A CLOSER LOOK: nursing homes & COVID-19; total deaths 2,018

A Closer Look

Health visitor and a senior woman during nursing home visit. Getty Images.

ARKANSAS (KNWA/KFTA) — The Arkansas Department of Health (ADH) reported no deaths at nursing homes across the state for the week of April 19 through April 26.

Also, from March 29 through April 12th there were no reported deaths by ADH.

During the week of April 12 through April 19 there were 16 deaths.


  • Alcoa Pines Health & Rehab., Saline County: 4 deaths
  • Belevedere Nursing Home, Miller County: 1 death
  • Cavalier Healthcare of England, Lonoke County: 1 death
  • Cave City Nursing Home, Sharp County: 1 death (16 total)
  • Cottage Lane Health & Rehab, Pulaski County: 3 deaths (22 total)
  • Crestpark of Marianna, Lee County: 2 deaths (9 total)
  • Elmcroft of Maumelle, Pulaski County: 4 deaths
  • Elmcroft of Mountain Home, Baxter County: 1 death (6 total)
  • Good Shepherd Community, Pulaski County 1 death (17 total)
  • 18 deaths are on this list, 2 are carried over from March 29; ADH had 16 reported deaths.

The ADH’s April 26 nursing home report shows 2,018 cumulative deaths at more than 300 facilities and nearly 23,000 residents and staff became infected with the virus.

CDC: Fully vaccinated adults, 65 and older, are 94% less likely to be hospitalized with COVID-19

The CDC looked at both mRNA COVID-19 vaccines, Pfizer-BioNTech and Moderna.

People who were partially vaccinated were 64% less likely to be hospitalized with COVID-19. Partially vaccinated meant that people got the shot two weeks after their first dose of mRNA vaccine, and fully vaccinated two weeks after their second dose.

These are the first real-world findings in the United States confirming clinical trial data showing mRNA vaccines prevent severe COVID-19 illness. The findings provide additional support for CDC’s recommendation for COVID-19 vaccination among people 65 and older in the U.S. population under the Emergency Use Authorization (EUA) for the applicable COVID-19 vaccine as the risk for severe illness with COVID-19 increases with age, with older adults at highest risk.
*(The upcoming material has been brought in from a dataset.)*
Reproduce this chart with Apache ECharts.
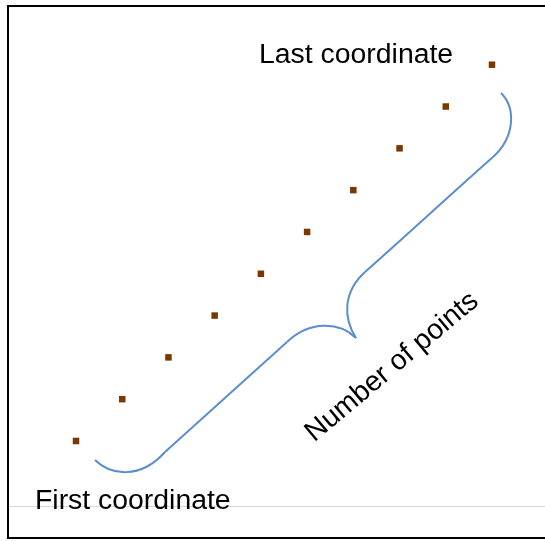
<!DOCTYPE html>
<html>
<head>
<meta charset="utf-8">
<script src="https://cdn.jsdelivr.net/npm/echarts@6/dist/echarts.min.js"></script>
<style>
  html, body { margin: 0; padding: 0; background: #fff; }
  #chart { width: 545px; height: 541px; }
</style>
</head>
<body>
<div id="chart"></div>
<script>
// point index along x and y (evenly spaced diagonal of points)
const xValues = [1, 2, 3, 4, 5, 6, 7, 8, 9, 10];
const yValues = [1, 2, 3, 4, 5, 6, 7, 8, 9, 10];
const labelFirst = 'First coordinate';
const labelLast = 'Last coordinate';
const labelCount = 'Number of points';

const points = xValues.map((x, i) => [x, yValues[i]]);

const chart = echarts.init(document.getElementById('chart'));

const textFont = '28.4px "Liberation Sans", Arial, sans-serif';
const braceStyle = { fill: null, stroke: '#5b8dd0', lineWidth: 2 };

// brace pieces: [x1, y1, cpx1, cpy1, cpx2, cpy2, x2, y2]
const braceCurves = [
  [95, 460, 110, 475, 140, 480, 165, 452],
  [165, 452, 205, 416, 246, 379, 287, 342],
  [287, 342, 310, 320, 340, 322, 356, 338],
  [356, 338, 343, 318, 343, 292, 365, 272],
  [365, 272, 408, 234, 450, 195, 493, 157],
  [493, 157, 515, 137, 516, 108, 501, 93]
];

chart.setOption({
  animation: false,
  grid: { left: 29.8, right: 6.8, top: 22.9, bottom: 58.2 },
  xAxis: { type: 'value', min: 0, max: 11, show: false },
  yAxis: { type: 'value', min: 0, max: 11, show: false },
  series: [
    {
      type: 'scatter',
      data: points,
      symbol: 'rect',
      symbolSize: 6.5,
      itemStyle: { color: '#7a3800', opacity: 1 }
    }
  ],
  graphic: [
    // frame (no right edge visible)
    {
      type: 'rect',
      shape: { x: 8, y: 6, width: 600, height: 532 },
      style: { fill: null, stroke: '#000', lineWidth: 2 },
      silent: true
    },
    {
      type: 'line',
      shape: { x1: 9, y1: 506.5, x2: 545, y2: 506.5 },
      style: { stroke: '#d9d9d9', lineWidth: 1 },
      silent: true
    },
    ...braceCurves.map(c => ({
      type: 'bezierCurve',
      shape: { x1: c[0], y1: c[1], cpx1: c[2], cpy1: c[3], cpx2: c[4], cpy2: c[5], x2: c[6], y2: c[7] },
      style: braceStyle,
      silent: true
    })),
    {
      type: 'text',
      x: 259, y: 55.2,
      style: { text: labelLast, font: textFont, fill: '#000', align: 'left', verticalAlign: 'middle' }
    },
    {
      type: 'text',
      x: 35, y: 501.2,
      style: { text: labelFirst, font: textFont, fill: '#000', align: 'left', verticalAlign: 'middle' }
    },
    {
      type: 'text',
      x: 392, y: 367,
      rotation: 40 * Math.PI / 180,
      style: { text: labelCount, font: textFont, fill: '#000', align: 'center', verticalAlign: 'middle' }
    }
  ]
});
</script>
</body>
</html>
“These findings are encouraging and welcome news for the two-thirds of people aged 65 and up who are already fully vaccinated,” said CDC Director Rochelle P. Walensky, MD, MPH. “COVID-19 vaccines are highly effective and these real-world findings confirm the benefits seen in clinical trials, preventing hospitalizations among those most vulnerable. The results are promising for our communities and hospitals. As our vaccination efforts continue to expand, COVID-19 patients will not overwhelm health care systems – leaving hospital staff, beds, and services available for people who need them for other medical conditions.”

The assessment looked at hospitalizations in two U.S. hospital networks covering 24 hospitals in 14 states.